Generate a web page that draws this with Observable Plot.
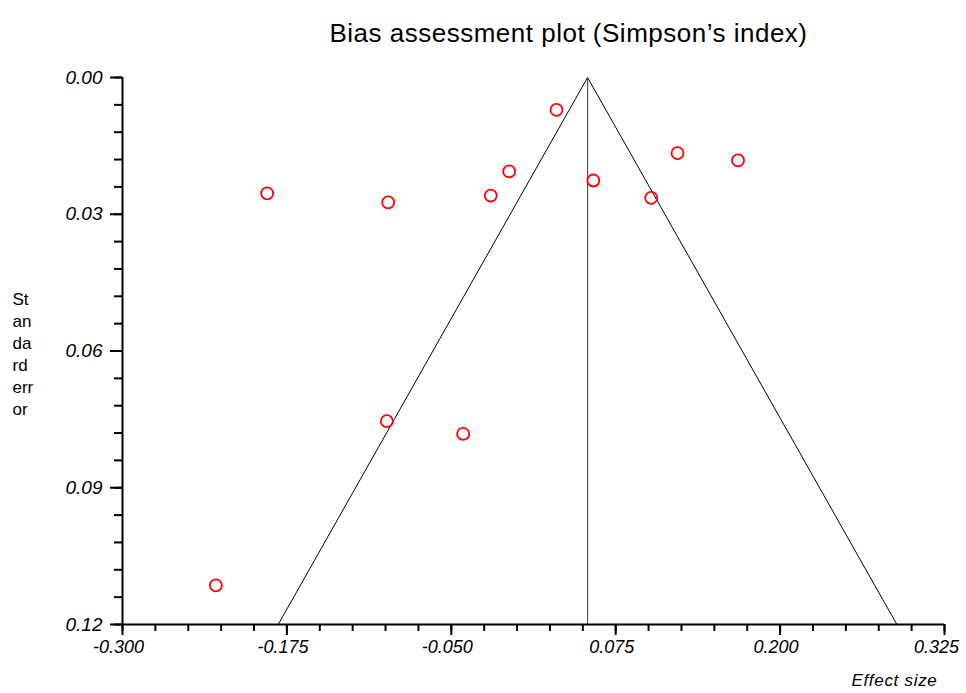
<!DOCTYPE html>
<html><head><meta charset="utf-8">
<script src="https://cdn.jsdelivr.net/npm/d3@7"></script>
<script src="https://cdn.jsdelivr.net/npm/@observablehq/plot@0.6"></script>
<style>body{margin:0;background:#fff;} #chart{width:966px;}</style>
</head><body><div id="chart"></div>
<script>
// Study effect sizes and standard errors
const studyEffect = [-0.190, -0.098, -0.020, -0.006, 0.030, 0.058, 0.102, 0.122, 0.168, -0.099, -0.041, -0.229];
const studySE     = [0.0254, 0.0274, 0.0259, 0.0206, 0.0071, 0.0226, 0.0264, 0.0166, 0.0182, 0.0754, 0.0782, 0.1114];
const pooledEffect = 0.0536;
const zCrit = 1.96;
const seMax = 0.12;

const xMajorTicks = [-0.300, -0.175, -0.050, 0.075, 0.200, 0.325];
const xMinorTicks = [-0.300,-0.275,-0.250,-0.225,-0.200,-0.175,-0.150,-0.125,-0.100,-0.075,-0.050,-0.025,0.000,0.025,0.050,0.075,0.100,0.125,0.150,0.175,0.200,0.225,0.250,0.275,0.300,0.325];
const yMajorTicks = [0.00, 0.03, 0.06, 0.09, 0.12];
const yMinorTicks = [0.000,0.006,0.012,0.018,0.024,0.030,0.036,0.042,0.048,0.054,0.060,0.066,0.072,0.078,0.084,0.090,0.096,0.102,0.108,0.114,0.120];

const titleText = "Bias assessment plot (Simpson’s index)";
const xLabel = "Effect size";
const yLabel = "St\nan\nda\nrd\nerr\nor";

const points = studyEffect.map((x, i) => ({x, se: studySE[i]}));
const funnel = [
  {x: pooledEffect - zCrit * seMax, se: seMax},
  {x: pooledEffect, se: 0},
  {x: pooledEffect + zCrit * seMax, se: seMax}
];

const font = "Liberation Sans, Arial, sans-serif";
const lastTick = xMajorTicks[xMajorTicks.length - 1];

const plot = Plot.plot({
  width: 966, height: 693,
  marginLeft: 122, marginRight: 22, marginTop: 77, marginBottom: 69,
  style: {fontFamily: font, background: "white", color: "black"},
  x: {domain: [-0.3, 0.325], label: null},
  y: {domain: [0, 0.12], reverse: true, label: null},
  marks: [
    Plot.line(funnel, {x: "x", y: "se", stroke: "black", strokeWidth: 1}),
    Plot.ruleX([pooledEffect], {y1: 0, y2: seMax, stroke: "#555", strokeWidth: 1.2}),
    Plot.dot(points, {x: "x", y: "se", r: 6, stroke: "red", strokeWidth: 1.8, fill: "none"}),
    Plot.ruleY([seMax], {stroke: "black", strokeWidth: 2}),
    Plot.ruleX([-0.3], {stroke: "black", strokeWidth: 2}),
    Plot.axisX(xMinorTicks, {tickSize: 7, tickFormat: () => "", strokeWidth: 2, label: null}),
    Plot.axisX(xMajorTicks, {tickSize: 11, tickFormat: () => "", strokeWidth: 2, label: null}),
    Plot.text(xMajorTicks.filter(d => d !== lastTick), {x: d => d, frameAnchor: "bottom", lineAnchor: "top",
      text: d => d.toFixed(3), dx: -4, dy: 16, fontSize: 18, fontStyle: "italic"}),
    Plot.text([lastTick], {x: d => d, frameAnchor: "bottom", lineAnchor: "top",
      text: d => d.toFixed(3), dx: -8, dy: 16, fontSize: 18, fontStyle: "italic"}),
    Plot.axisY(yMinorTicks, {tickSize: 8, tickFormat: () => "", strokeWidth: 2, label: null}),
    Plot.axisY(yMajorTicks, {tickSize: 12, tickPadding: 8, tickFormat: d => d.toFixed(2), strokeWidth: 2,
      fontSize: 19, fontStyle: "italic", label: null}),
    Plot.text([titleText], {text: d => d, frameAnchor: "top", dx: 35, dy: -54, fontSize: 26}),
    Plot.text([xLabel], {text: d => d, frameAnchor: "bottom-right", textAnchor: "end", dx: -7, dy: 61, fontSize: 17, fontStyle: "italic"}),
    Plot.text([yLabel], {text: d => d, frameAnchor: "left", textAnchor: "start", dx: -110, dy: 2, fontSize: 17, lineHeight: 1.3})
  ]
});
plot.querySelectorAll("text").forEach(t => {
  if (t.textContent === titleText) t.setAttribute("letter-spacing", "0.5");
  if (t.textContent === xLabel) t.setAttribute("letter-spacing", "0.7");
});
document.getElementById("chart").appendChild(plot);
</script>
</body></html>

···

→ What you are asked to do
Every line of text is to be repeated exactly; pictures are left out.

→ Result
Generate a web page that draws this with Observable Plot.
<!DOCTYPE html>
<html><head><meta charset="utf-8">
<script src="https://cdn.jsdelivr.net/npm/d3@7"></script>
<script src="https://cdn.jsdelivr.net/npm/@observablehq/plot@0.6"></script>
<style>body{margin:0;background:#fff;} #chart{width:966px;}</style>
</head><body><div id="chart"></div>
<script>
// Study effect sizes and standard errors
const studyEffect = [-0.190, -0.098, -0.020, -0.006, 0.030, 0.058, 0.102, 0.122, 0.168, -0.099, -0.041, -0.229];
const studySE     = [0.0254, 0.0274, 0.0259, 0.0206, 0.0071, 0.0226, 0.0264, 0.0166, 0.0182, 0.0754, 0.0782, 0.1114];
const pooledEffect = 0.0536;
const zCrit = 1.96;
const seMax = 0.12;

const xMajorTicks = [-0.300, -0.175, -0.050, 0.075, 0.200, 0.325];
const xMinorTicks = [-0.300,-0.275,-0.250,-0.225,-0.200,-0.175,-0.150,-0.125,-0.100,-0.075,-0.050,-0.025,0.000,0.025,0.050,0.075,0.100,0.125,0.150,0.175,0.200,0.225,0.250,0.275,0.300,0.325];
const yMajorTicks = [0.00, 0.03, 0.06, 0.09, 0.12];
const yMinorTicks = [0.000,0.006,0.012,0.018,0.024,0.030,0.036,0.042,0.048,0.054,0.060,0.066,0.072,0.078,0.084,0.090,0.096,0.102,0.108,0.114,0.120];

const titleText = "Bias assessment plot (Simpson’s index)";
const xLabel = "Effect size";
const yLabel = "St\nan\nda\nrd\nerr\nor";

const points = studyEffect.map((x, i) => ({x, se: studySE[i]}));
const funnel = [
  {x: pooledEffect - zCrit * seMax, se: seMax},
  {x: pooledEffect, se: 0},
  {x: pooledEffect + zCrit * seMax, se: seMax}
];

const font = "Liberation Sans, Arial, sans-serif";
const lastTick = xMajorTicks[xMajorTicks.length - 1];

const plot = Plot.plot({
  width: 966, height: 693,
  marginLeft: 122, marginRight: 22, marginTop: 77, marginBottom: 69,
  style: {fontFamily: font, background: "white", color: "black"},
  x: {domain: [-0.3, 0.325], label: null},
  y: {domain: [0, 0.12], reverse: true, label: null},
  marks: [
    Plot.line(funnel, {x: "x", y: "se", stroke: "black", strokeWidth: 1}),
    Plot.ruleX([pooledEffect], {y1: 0, y2: seMax, stroke: "#555", strokeWidth: 1.2}),
    Plot.dot(points, {x: "x", y: "se", r: 6, stroke: "red", strokeWidth: 1.8, fill: "none"}),
    Plot.ruleY([seMax], {stroke: "black", strokeWidth: 2}),
    Plot.ruleX([-0.3], {stroke: "black", strokeWidth: 2}),
    Plot.axisX(xMinorTicks, {tickSize: 7, tickFormat: () => "", strokeWidth: 2, label: null}),
    Plot.axisX(xMajorTicks, {tickSize: 11, tickFormat: () => "", strokeWidth: 2, label: null}),
    Plot.text(xMajorTicks.filter(d => d !== lastTick), {x: d => d, frameAnchor: "bottom", lineAnchor: "top",
      text: d => d.toFixed(3), dx: -4, dy: 16, fontSize: 18, fontStyle: "italic"}),
    Plot.text([lastTick], {x: d => d, frameAnchor: "bottom", lineAnchor: "top",
      text: d => d.toFixed(3), dx: -8, dy: 16, fontSize: 18, fontStyle: "italic"}),
    Plot.axisY(yMinorTicks, {tickSize: 8, tickFormat: () => "", strokeWidth: 2, label: null}),
    Plot.axisY(yMajorTicks, {tickSize: 12, tickPadding: 8, tickFormat: d => d.toFixed(2), strokeWidth: 2,
      fontSize: 19, fontStyle: "italic", label: null}),
    Plot.text([titleText], {text: d => d, frameAnchor: "top", dx: 35, dy: -54, fontSize: 26}),
    Plot.text([xLabel], {text: d => d, frameAnchor: "bottom-right", textAnchor: "end", dx: -7, dy: 61, fontSize: 17, fontStyle: "italic"}),
    Plot.text([yLabel], {text: d => d, frameAnchor: "left", textAnchor: "start", dx: -110, dy: 2, fontSize: 17, lineHeight: 1.3})
  ]
});
plot.querySelectorAll("text").forEach(t => {
  if (t.textContent === titleText) t.setAttribute("letter-spacing", "0.5");
  if (t.textContent === xLabel) t.setAttribute("letter-spacing", "0.7");
});
document.getElementById("chart").appendChild(plot);
</script>
</body></html>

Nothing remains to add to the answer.